There is a list of supported numpy functions in the [documentation](https://numba.readthedocs.io/en/stable/reference/numpysupported.html#calculation)

Below a couple are investigated

## np.mean

In [None]:
# create random array
x = np.random.rand(1000)

In [None]:
@jit(nopython=True)
def numba_mean(x):
    return x.mean()

Time the speed when using np.mean directly.

In [None]:
%%timeit
x.mean()

Time the speed when using the numba-wrapped np.mean

In [None]:
%%timeit
numba_mean(x)

If this is the first time mean_numba is called, you maybe get a mesage saying that the slowest run took XX times longer than the fastest. This is because the numba translation to machine code takes some time, and this happens the first time mean_numba is called. After the first call of mean_numba, the machine code is cached, so subsequent calls of mean_numba don't have to do the translation.

Now, time mean_numba AFTER the initial translation to machine code and see the real speed. On my PC, this is a little more than three times faster

In [None]:
%%timeit
numba_mean(x)

## np.argmin

In [None]:
# create random array
x = np.random.rand(1000000)

In [None]:
%%timeit -n 10 -r 5
x.argmin()

In [None]:
@jit(nopython=True)
def numba_argmin(x):
    return x.argmin()

In [None]:
%%timeit -n 10 -r 5
numba_argmin(x)

What is going on? np.argmin is SLOWER when run with numba???

# np.diff

In [None]:
# create random array
x = np.random.rand(10000000) #10 million

In [None]:
%%timeit
np.diff(x)

In [None]:
@jit(nopython=True)
def numba_diff(x):
    return np.diff(x)

In [None]:
%%timeit
numba_diff(x)

Also SLOWER??? (A factor 2 slower on my PC)

# Loops

In [None]:
def sum_all_up_to(a):
    x = 0
    for i in range(a):
        x = x + i

In [None]:
@jit(nopython=True)
def numba_sum_all_up_to(a):
    x = 0
    for i in range(a):
        x = x + i

In [None]:
size = int(1e6)

In [None]:
%%timeit -r 5 -n 100
sum_all_up_to(size)

In [None]:
%%timeit -r 5 -n 100
numba_sum_all_up_to(size)

Here we see a speedup of orders of magnitude (200-400 times on my PC)
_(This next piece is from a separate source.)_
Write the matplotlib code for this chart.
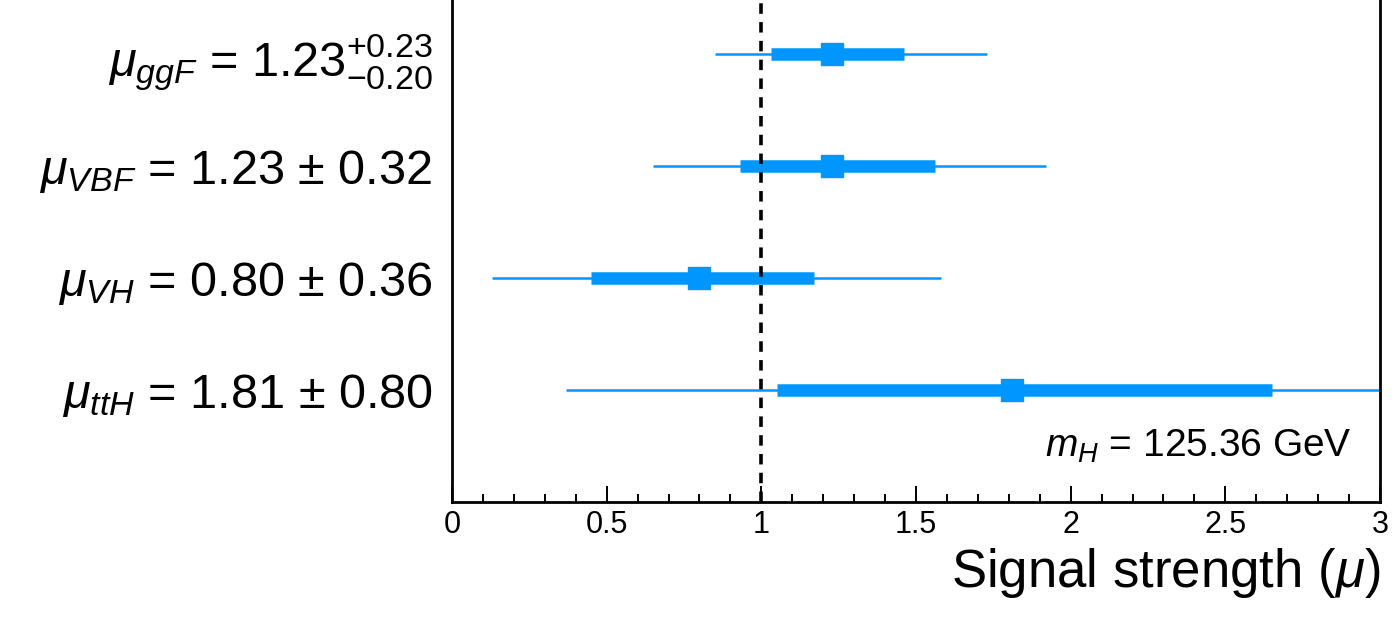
import numpy as np
import matplotlib.pyplot as plt
from matplotlib.ticker import MultipleLocator, FixedLocator

plt.rcParams['font.family'] = ['Liberation Sans', 'DejaVu Sans']
plt.rcParams['mathtext.fontset'] = 'custom'
plt.rcParams['mathtext.rm'] = 'Liberation Sans'
plt.rcParams['mathtext.it'] = 'Liberation Sans:italic'
plt.rcParams['mathtext.bf'] = 'Liberation Sans:bold'

# measurements, top to bottom
labels = [r'$\mu_{ggF}$ = 1.23$^{+0.23}_{-0.20}$',
          r'$\mu_{VBF}$ = 1.23 $\pm$ 0.32',
          r'$\mu_{VH}$ = 0.80 $\pm$ 0.36',
          r'$\mu_{ttH}$ = 1.81 $\pm$ 0.80']
central = [1.23, 1.23, 0.80, 1.81]
inner_lo = [1.03, 0.93, 0.45, 1.05]
inner_hi = [1.46, 1.56, 1.17, 2.65]
outer_lo = [0.85, 0.65, 0.13, 0.37]
outer_hi = [1.73, 1.92, 1.58, 3.30]
ypos = [4, 3, 2, 1]

xticks = [0, 0.5, 1, 1.5, 2, 2.5, 3]
xticklabels = ['0', '0.5', '1', '1.5', '2', '2.5', '3']

blue = '#0096ff'

fig = plt.figure(figsize=(14, 6.31), dpi=100)
ax = fig.add_axes([452/1400, 1 - 502/631, 928/1400, 502/631])

for i in range(len(central)):
    y = ypos[i]
    ax.plot([outer_lo[i], outer_hi[i]], [y, y], color=blue, lw=1.8,
            solid_capstyle='butt', zorder=2)
    ax.plot([inner_lo[i], inner_hi[i]], [y, y], color=blue, lw=9,
            solid_capstyle='butt', zorder=3)
    ax.plot(central[i], y, marker='s', ms=16.5, color=blue, mec=blue,
            zorder=4)

ax.axvline(1.0, color='black', lw=2.6, dashes=(2.9, 2.3), zorder=5)

ax.set_xlim(0, 3)
ax.set_ylim(0, 4.48)

ax.xaxis.set_major_locator(FixedLocator(xticks))
ax.set_xticklabels(xticklabels)
ax.xaxis.set_minor_locator(MultipleLocator(0.1))
ax.tick_params(axis='x', which='major', direction='in', length=11.5,
               width=1.4, labelsize=22, pad=6)
ax.tick_params(axis='x', which='minor', direction='in', length=5.8,
               width=1.4)

ax.set_yticks(ypos)
ax.set_yticklabels(labels)
ax.tick_params(axis='y', length=0, labelsize=35, pad=14)

ax.spines['top'].set_visible(False)
for s in ['left', 'right', 'bottom']:
    ax.spines[s].set_linewidth(2)

ax.set_xlabel(r'Signal strength ($\mu$)', fontsize=38, loc='right',
              labelpad=4)

ax.text(0.97, 0.11, r'$m_H$ = 125.36 GeV', transform=ax.transAxes,
        ha='right', va='center', fontsize=28)

fig.savefig('out.png', dpi=100)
# Mixing loops with numpy functions

## Compare run time of numba loop to ordinary loop

In [None]:
@jit(nopython=True)
def numba_loop_over_diff(x, times):
    """ Executes np.diff on x times times - just to include a loop"""
    for i in range(times):
        np.diff(x)

In [None]:
def loop_over_diff(x, times):
    """Only loop, no numba"""
    for i in range(times):
        np.diff(x)

In [None]:
# create random array
x = np.random.rand(1000000)

In [None]:
%%timeit
numba_loop_over_diff(x, 100)

In [None]:
%%timeit
loop_over_diff(x, 100)

numba is SLOWER???

## All functions called by a @jit decorated function must me @jit decorated themselves

This won't work, because diff_wrapper_1 is not decorated by @jit

In [None]:
def diff_wrapper_1(x):
    return np.diff(x)

In [None]:
@jit(nopython=True)
def numba_loop_over_diff_1(x, times):
    for i in range(times):
        diff_wrapper_1(x)

In [None]:
numba_loop_over_diff_1(x, 100)